# Pest Vivarium Moss



## Lewis G (5 Oct 2014)

I have a small vivarium that has been set up for a few months, which had died back when I went on holiday in July, but it has been recovering nicely. However, I'm having a problem with some moss that seems to be competing with the dwarf hairgrass and is moving over to the downoi too. Is there anyway to remove it other than manually? I try to pull it out but the dwarf hairgrass comes with it too and has to be replanted. Will trimming the dwarf hairgrass help?
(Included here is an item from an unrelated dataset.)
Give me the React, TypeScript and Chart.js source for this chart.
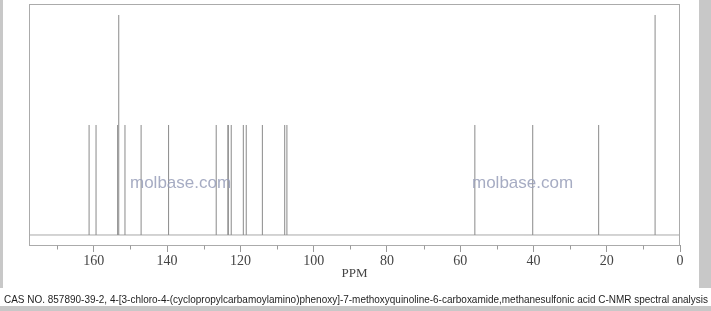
import { useEffect, useRef } from 'react';
import { Chart, registerables } from 'chart.js';

Chart.register(...registerables);

// 13C-NMR peak positions (ppm) and relative heights
const peakShifts = [161.3, 159.4, 153.5, 153.2, 151.5, 147.1, 139.6, 126.6, 123.4, 123.3, 122.5, 119.2, 118.4, 114.0, 107.9, 107.3, 56.0, 40.2, 22.2, 6.8];
const peakHeights = [0.5, 0.5, 0.5, 1.0, 0.5, 0.5, 0.5, 0.5, 0.5, 0.5, 0.5, 0.5, 0.5, 0.5, 0.5, 0.5, 0.5, 0.5, 0.5, 1.0];
const minorTickValues = [170, 150, 130, 110, 90, 70, 50, 30, 10];
const axisTitle = 'PPM';
const caption = 'CAS NO. 857890-39-2, 4-[3-chloro-4-(cyclopropylcarbamoylamino)phenoxy]-7-methoxyquinoline-6-carboxamide,methanesulfonic acid C-NMR spectral analysis';
const watermark = 'molbase.com';

const W = 711;
const H = 311;

const decorPlugin = {
  id: 'decor',
  beforeDraw(chart: any) {
    const { ctx } = chart;
    ctx.save();
    ctx.fillStyle = '#ffffff';
    ctx.fillRect(0, 0, W, H);
    ctx.fillStyle = '#c8c8c8';
    ctx.fillRect(0, 0, 3, 288);
    ctx.fillRect(699, 0, 12, 288);
    ctx.fillRect(0, 306, W, 5);
    ctx.restore();
  },
  afterDatasetsDraw(chart: any) {
    const { ctx } = chart;
    ctx.save();
    ctx.fillStyle = 'rgba(150,158,185,0.85)';
    ctx.font = "17px 'Liberation Sans', Arial, sans-serif";
    ctx.textBaseline = 'alphabetic';
    ctx.fillText(watermark, 130, 188);
    ctx.fillText(watermark, 472, 188);
    ctx.restore();
  },
  afterDraw(chart: any) {
    const { ctx, chartArea } = chart;
    const xs = chart.scales.x;
    ctx.save();
    ctx.strokeStyle = '#ababab';
    ctx.lineWidth = 1;
    const l = Math.round(chartArea.left) + 0.5;
    const r = Math.round(chartArea.right) - 0.5;
    const t = Math.round(chartArea.top) + 0.5;
    const b = Math.round(chartArea.bottom) + 0.5;
    ctx.strokeRect(l, t, r - l, b - t);
    // minor ticks
    ctx.strokeStyle = '#9a9a9a';
    for (const v of minorTickValues) {
      const px = Math.round(xs.getPixelForValue(v)) + 0.5;
      ctx.beginPath();
      ctx.moveTo(px, b);
      ctx.lineTo(px, b + 4);
      ctx.stroke();
    }
    // caption
    ctx.fillStyle = '#1e1e1e';
    ctx.font = "11px 'Liberation Sans', Arial, sans-serif";
    ctx.textBaseline = 'alphabetic';
    const tw = ctx.measureText(caption).width;
    const target = 704;
    ctx.translate(4, 303);
    ctx.scale(target / tw, 1);
    ctx.fillText(caption, 0, 0);
    ctx.restore();
  },
};

export default function App() {
  const ref = useRef<HTMLCanvasElement>(null);
  useEffect(() => {
    if (!ref.current) return;
    const peakData: any[] = [];
    peakShifts.forEach((p, i) => {
      peakData.push({ x: p, y: 0 });
      peakData.push({ x: p, y: peakHeights[i] });
      peakData.push({ x: p, y: null });
    });
    const chart = new Chart(ref.current, {
      type: 'line',
      data: {
        datasets: [
          {
            data: peakData,
            borderColor: '#8a8a8a',
            borderWidth: 1,
            pointRadius: 0,
            spanGaps: false,
            tension: 0,
          },
          {
            data: [{ x: 0, y: 0 }, { x: 178, y: 0 }],
            borderColor: '#a8a8a8',
            borderWidth: 1,
            pointRadius: 0,
          },
        ],
      },
      plugins: [decorPlugin],
      options: {
        animation: false,
        responsive: false,
        events: [],
        layout: { padding: { left: 29, right: 31, top: 4, bottom: 0 } },
        plugins: { legend: { display: false }, tooltip: { enabled: false } },
        scales: {
          x: {
            type: 'linear',
            reverse: true,
            min: 0,
            max: 177.7,
            afterFit: (s: any) => {
              s.height = 66;
            },
            border: { display: false },
            grid: {
              drawOnChartArea: false,
              drawTicks: true,
              tickLength: 7,
              color: (c: any) => (c.tick && Math.abs(c.tick.value % 20) < 1e-6 ? '#9a9a9a' : 'rgba(0,0,0,0)'),
            },
            ticks: {
              stepSize: 10,
              autoSkip: false,
              maxRotation: 0,
              padding: 1,
              color: '#444444',
              font: { family: "'Liberation Serif', 'Times New Roman', serif", size: 14 },
              callback: (v: any) => (Math.abs(Number(v) % 20) < 1e-6 ? String(v) : ''),
            },
            title: {
              display: true,
              text: axisTitle,
              color: '#444444',
              font: { family: "'Liberation Serif', 'Times New Roman', serif", size: 13 },
              padding: { top: 0, bottom: 30 },
            },
          },
          y: {
            type: 'linear',
            display: false,
            min: -0.0455,
            max: 1.05,
          },
        },
      },
    });
    return () => chart.destroy();
  }, []);
  return (
    <div style={{ position: 'absolute', left: 0, top: 0, width: W, height: H }}>
      <canvas ref={ref} width={W} height={H} style={{ width: W, height: H, display: 'block' }} />
    </div>
  );
}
Here's the link to the pictures;

http://m.imgur.com/BtrfPvB,FZMh0e8,RdiWtVk,5Mf36uv

Thanks in advance.


----------



## Crossocheilus (5 Oct 2014)

I can't see pictures (?)


----------



## Lewis G (6 Oct 2014)

Apologies,  thanks for telling me. The link has been fixed.


----------



## dw1305 (6 Oct 2014)

Hi all, 
Looks like it might be _Amblystegium serpens_. I think the moss offered for sale as "Stringy Moss" or _Leptodictyum riparium_ is often _Amblystegium serpens. _

Have a look here:_ <http://www.flowgrow.de/db/aquaticplants/amblystegium-serpens> __&  <http://www.bbsfieldguide.org.uk/sites/default/files/pdfs/mosses/Amblystegium_serpens.pdf>_.

cheers Darrel


----------



## Lewis G (6 Oct 2014)

That looks like it could be my moss Darrel, thanks for the reply.
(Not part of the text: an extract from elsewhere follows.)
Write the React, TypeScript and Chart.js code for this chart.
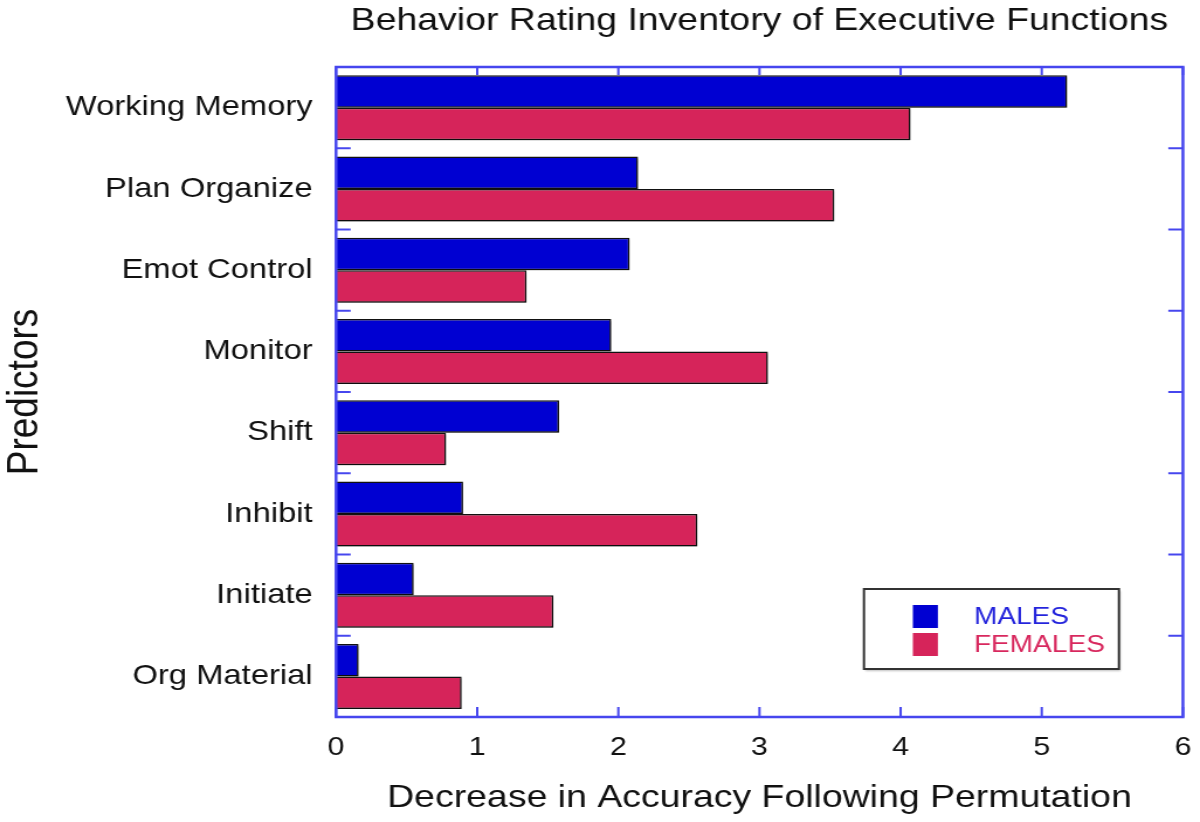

I forgot to point out that I never actually bought this moss,  it just appeared and has become a problem for me. I'll try to find some ways to remove it, but the problem with a vivarium is that things don't float to the top when you rip it out, so it's a real pain to do it that way. Do you think encouraging growth of the DH would help any?


----------